Pontevedra, 05 Marzo de 2019
Solemos pensar que estamos en posesión de la verdad. Que nadie es mejor que nosotros. Que somos los más listos, los que lo sabemos todo, los que menos nos equivocamos y, sobre todo, no solemos ver las potencialidades que tienen los demás. Es difícil aceptar quién es mejor que tú. Al menos en público.
Sin embargo, no hay nada más placentero que reconocer las virtudes de otros porque además, eso nos hace mejores. Cuando llegas a un nuevo grupo, de amigos, de familia o de trabajo, tienes una nueva oportunidad para ser sincero y reconocer las cosas buenas de otros. Cuando cambias de trabajo vas siempre con la duda de saber cómo serán, si alcanzarás a dar el nivel de los nuevos compañeros, si estarás a la altura de lo que esperan de ti porque, a fin de cuentas, eres un fichaje y se espera mucho de ti. Entonces empiezas a compararte con los demás y a analizar si estás en la media. Te exiges porque quieres dar lo mejor de ti y demostrar que tu mano se nota.
El problema es cuando te cruzas con alguien que supera todas tus expectativas. Alguien cuyo nivel es difícil de igualar. Alguien que, además, hace que tu mejores. Esa es la mejor virtud de cualquier compañero de trabajo, conseguir que los demás mejoren en sus desempeños. Son aquellos que, además de ejercitar sus tareas de forma impecable, con tesón, profesionalidad, seriedad y exigencia, hace que tú te contagies de su implicación. O mejoras, o mejoras. Porque tiene la misma ilusión y entusiasmo cuando le propones hacer algo nuevo, cuando le preguntas una duda, cuando le explicas tus ideas, o cuando se ofrece a ayudarte y te exige que subas el nivel.

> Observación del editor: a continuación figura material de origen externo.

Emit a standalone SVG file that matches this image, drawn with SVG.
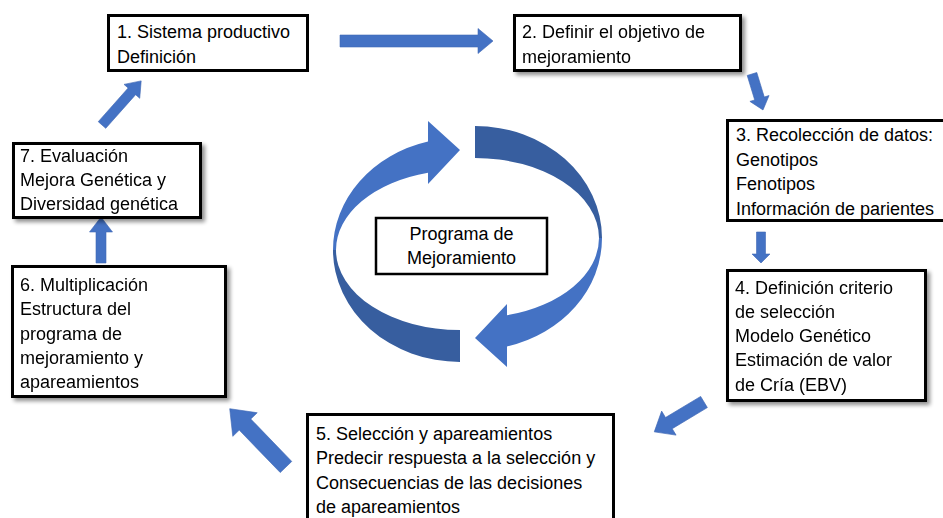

Pasamos muchas horas en el trabajo, rodeados de personas con sus vidas, sus experiencias, sus reflexiones. Hablamos de nuestras vidas, nos confesamos, nos aguantamos… pero hay personas especiales que impresionan de cerca y que uno siempre recordará, incluso cuando ya no forme parte del equipo y deje paso a otro fichaje.